Flux Research Group / School of Computing

Harpocrates: Giving Out Your Secrets and Keeping Them Too

Rufaida Ahmed, Zirak Zaheer, Cai (Richard) Li, and Robert Ricci

Proceedings of the 3rd ACM/IEEE Symposium on Edge Computing (SEC) 2018.

DOI: 10.1109/SEC.2018.00015

areas
Networking, Security, Cloud

abstract

Content Distribution Networks (CDNs) offer websites and web services the ability to host content on servers that are near the edge of the network, close to users. Benefits of this arrangement include low latency, scalability, and resistance to Denial of Service attacks. Traditionally, CDNs have hosted primarily static content, but increasingly, there is an interest in pushing active computation to the edge as well. This active computation, which is similar in style to the "serverless" computing becoming popular in clouds, offers a wealth of new opportunities for web services to become faster and more scalable. With this opportunity, however, comes a much greater exposure to security threats. One is leakage of secret materials (such as keys, identities, etc.) that are accessed by these functions. Another is the possibility that sensitive calculations are not executed faithfully in the CDN; e.g. a modified version of the customer's code is run.

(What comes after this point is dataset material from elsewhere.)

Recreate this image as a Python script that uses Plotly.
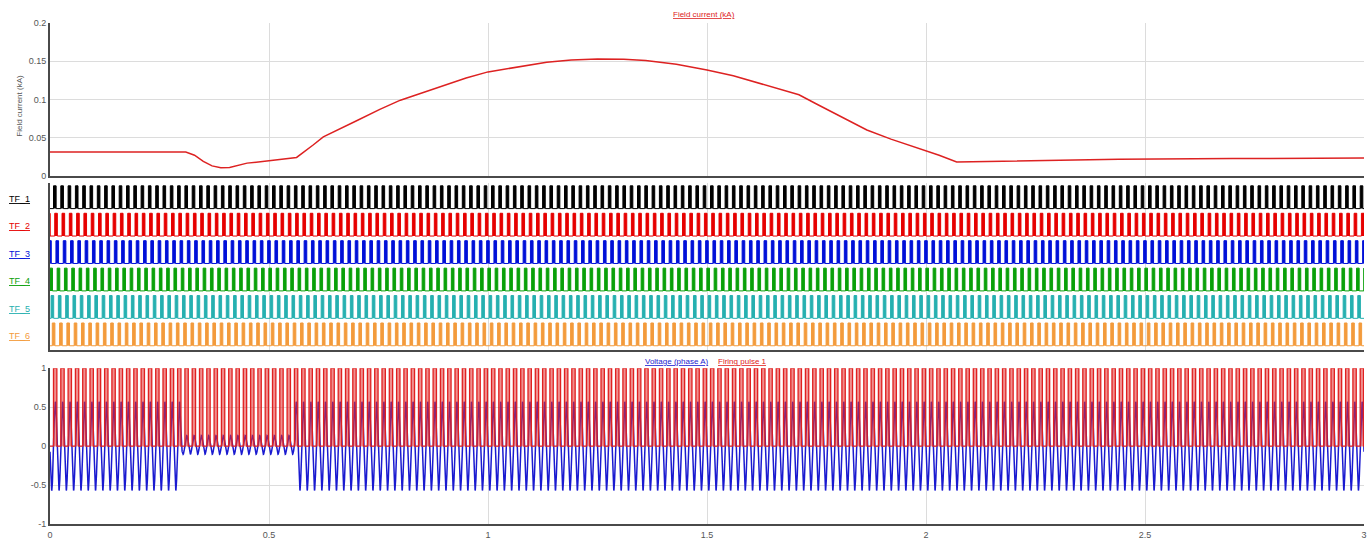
import numpy as np
import plotly.graph_objects as go

# ---------------- data ----------------
field_t = [0.00, 0.10, 0.20, 0.31, 0.33, 0.35, 0.37, 0.39, 0.41, 0.45, 0.50, 0.563, 0.60,
           0.624, 0.70, 0.753, 0.80, 0.85, 0.90, 0.95, 1.00, 1.05, 1.134, 1.19, 1.25, 1.31, 1.36,
           1.43, 1.50, 1.56, 1.63, 1.71, 1.75, 1.79, 1.83, 1.865, 1.92, 1.98, 2.03, 2.07,
           2.20, 2.44, 2.70, 2.90, 3.00]
field_i = [0.031, 0.031, 0.031, 0.031, 0.027, 0.019, 0.0130, 0.0105, 0.0108, 0.0166, 0.0196, 0.024, 0.040,
           0.051, 0.072, 0.087, 0.099, 0.109, 0.119, 0.128, 0.136, 0.141, 0.1486, 0.1515, 0.153, 0.1525, 0.151,
           0.146, 0.1386, 0.131, 0.119, 0.106, 0.094, 0.082, 0.071, 0.060, 0.048, 0.037, 0.027, 0.018,
           0.0195, 0.0218, 0.0226, 0.0231, 0.0232]

# voltage (phase A): system frequency and piecewise amplitude
freq_hz = 60.0
volt_seg_start = [0.0, 0.30, 0.56]
volt_seg_amp = [0.57, 0.12, 0.57]
volt_seg_offset = [0.0, 0.015, 0.0]
volt_first_trough = 0.0205

# firing pulse 1: 0/1 pulses during positive half cycle
pulse_duty = 0.46
pulse_level = 1.0

# thyristor firing signals
tf_names = ["TF_1", "TF_2", "TF_3", "TF_4", "TF_5", "TF_6"]
tf_colors = ["#000000", "#e60000", "#0010d8", "#0aa00a", "#26b0b0", "#f39b3c"]
tf_phase_deg = [0, 60, 120, 180, 240, 300]
tf_duty = 0.36

x_ticks = [0, 0.5, 1, 1.5, 2, 2.5, 3]
x_ticktext = ["0", "0.5", "1", "1.5", "2", "2.5", "3"]
t_end = 3.0

# ---------------- build signals ----------------
T = 1.0 / freq_hz
dt = 0.0002
t = np.arange(0, t_end + dt / 2, dt)
seg_idx = np.searchsorted(volt_seg_start, t, side="right") - 1
amp = np.array(volt_seg_amp)[seg_idx]
off = np.array(volt_seg_offset)[seg_idx]
volt = -amp * np.cos(2 * np.pi * freq_hz * (t - volt_first_trough)) + off


def square_wave(start, duty, base, height):
    xs, ys = [0.0], [base]
    n = int(np.floor((0 - start) / T)) - 1
    while True:
        on = start + n * T
        offt = on + duty * T
        n += 1
        if on > t_end:
            break
        if offt < 0:
            continue
        a, b = max(on, 0.0), min(offt, t_end)
        xs += [a, a, b, b]
        ys += [base, base + height, base + height, base]
    xs.append(t_end)
    ys.append(base)
    return xs, ys


fig = go.Figure()

# top panel: field current
fig.add_trace(go.Scatter(x=field_t, y=field_i, mode="lines", line=dict(color="#dd2222", width=1.5),
                         xaxis="x", yaxis="y", hoverinfo="skip"))

# middle panel: TF pulses
n_tf = len(tf_names)
for k, (name, col, ph) in enumerate(zip(tf_names, tf_colors, tf_phase_deg)):
    base = n_tf - 1 - k
    start = volt_first_trough + T / 4 + ph / 360.0 * T
    xs, ys = square_wave(start, tf_duty, base, 0.83)
    fig.add_trace(go.Scatter(x=xs, y=ys, mode="lines", fill="toself", fillcolor=col,
                             line=dict(color=col, width=1), xaxis="x2", yaxis="y2", hoverinfo="skip"))

# bottom panel: voltage + firing pulse
fig.add_trace(go.Scatter(x=t, y=volt, mode="lines", line=dict(color="#1a1ad0", width=1.5),
                         xaxis="x3", yaxis="y3", hoverinfo="skip"))
px, py = square_wave(volt_first_trough + T / 4, pulse_duty, 0.0, pulse_level)
fig.add_trace(go.Scatter(x=px, y=py, mode="lines", fill="toself", fillcolor="rgba(228,50,50,0.55)",
                         line=dict(color="#e02020", width=1.3), xaxis="x3", yaxis="y3", hoverinfo="skip"))

grid = "#dcdcdc"
axline = "#4a4a4a"
xcommon = dict(range=[0, t_end], tickvals=x_ticks, ticktext=x_ticktext, showgrid=True, gridcolor=grid,
               zeroline=False, showline=True, linecolor=axline, linewidth=2, ticks="", fixedrange=True,
               automargin=False)
ycommon = dict(zeroline=False, showline=True, linecolor=axline, linewidth=2, ticks="", automargin=False)

fig.update_layout(
    width=1368, height=540,
    margin=dict(l=50, r=4, t=23, b=16),
    plot_bgcolor="white", paper_bgcolor="white",
    showlegend=False,
    font=dict(family="Liberation Sans, Arial, sans-serif", size=9, color="#555555"),
    xaxis=dict(**xcommon, anchor="y", showticklabels=False),
    yaxis=dict(**ycommon, domain=[0.695, 1.0], range=[0, 0.2], tickvals=[0, 0.05, 0.1, 0.15, 0.2],
               ticktext=["0", "0.05", "0.1", "0.15", "0.2"], showgrid=True, gridcolor=grid, anchor="x"),
    xaxis2=dict(**xcommon, anchor="y2", showticklabels=False, matches="x"),
    yaxis2=dict(**ycommon, domain=[0.347, 0.681], range=[-0.16, 5.94], showgrid=False, showticklabels=False,
                anchor="x2"),
    xaxis3=dict(**xcommon, anchor="y3", showticklabels=True, matches="x", ticklabelstandoff=1),
    yaxis3=dict(**ycommon, domain=[0.0, 0.311], range=[-1, 1], tickvals=[-1, -0.5, 0, 0.5, 1],
                ticktext=["-1", "-0.5", "0", "0.5", "1"], showgrid=True, gridcolor=grid, anchor="x3"),
)

annotations = [
    dict(text="<u>Field current (kA)</u>", x=0.498, y=1.0, xref="paper", yref="paper",
         xanchor="center", yanchor="bottom", yshift=2, showarrow=False,
         font=dict(size=8, color="#dd2222")),
    dict(text="Field current (kA)", x=-0.0228, y=0.835, xref="paper", yref="paper", textangle=-90,
         xanchor="center", yanchor="middle", showarrow=False, font=dict(size=8, color="#555555")),
    dict(text="<u>Voltage (phase A)</u>", x=0.5023, y=0.324, xref="paper", yref="paper",
         xanchor="right", yanchor="middle", showarrow=False, font=dict(size=8, color="#1a1ad0")),
    dict(text="<u>Firing pulse 1</u>", x=0.5068, y=0.324, xref="paper", yref="paper",
         xanchor="left", yanchor="middle", showarrow=False, font=dict(size=8, color="#e02020")),
]
for k, (name, col) in enumerate(zip(tf_names, tf_colors)):
    annotations.append(dict(text="<u>" + name + "</u>", x=-0.0325, y=n_tf - 1 - k + 0.35, xref="paper", yref="y2",
                            xanchor="left", yanchor="middle", showarrow=False,
                            font=dict(size=9, color=col)))
fig.update_layout(annotations=annotations)

fig.write_html("out.html", config={"displayModeBar": False})

# remove default page margin so the figure fills the window exactly
with open("out.html", "r", encoding="utf-8") as f:
    html = f.read()
html = html.replace("<head>", "<head><style>html,body{margin:0;padding:0;overflow:hidden;}</style>", 1)
with open("out.html", "w", encoding="utf-8") as f:
    f.write(html)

In this paper, we present the design of Harpocrates, a framework that allows active code to be pushed from an origin webserver out to workers at the edge of a CDN. Harpocrates makes use of Intel's SGX technology to keep data private, and presents an environment similar to the JavaScript WebWorker API to simplify the process of code that can run on either origin servers or the CDN. We use Harpocrates to design a number of interesting services, including a service that generates and checks secure cookies within the CDN, and a framework that protects against denial-of-service attacks in a way that is customized to a specific website. We show that the framework performs well enough to be deployable in practice.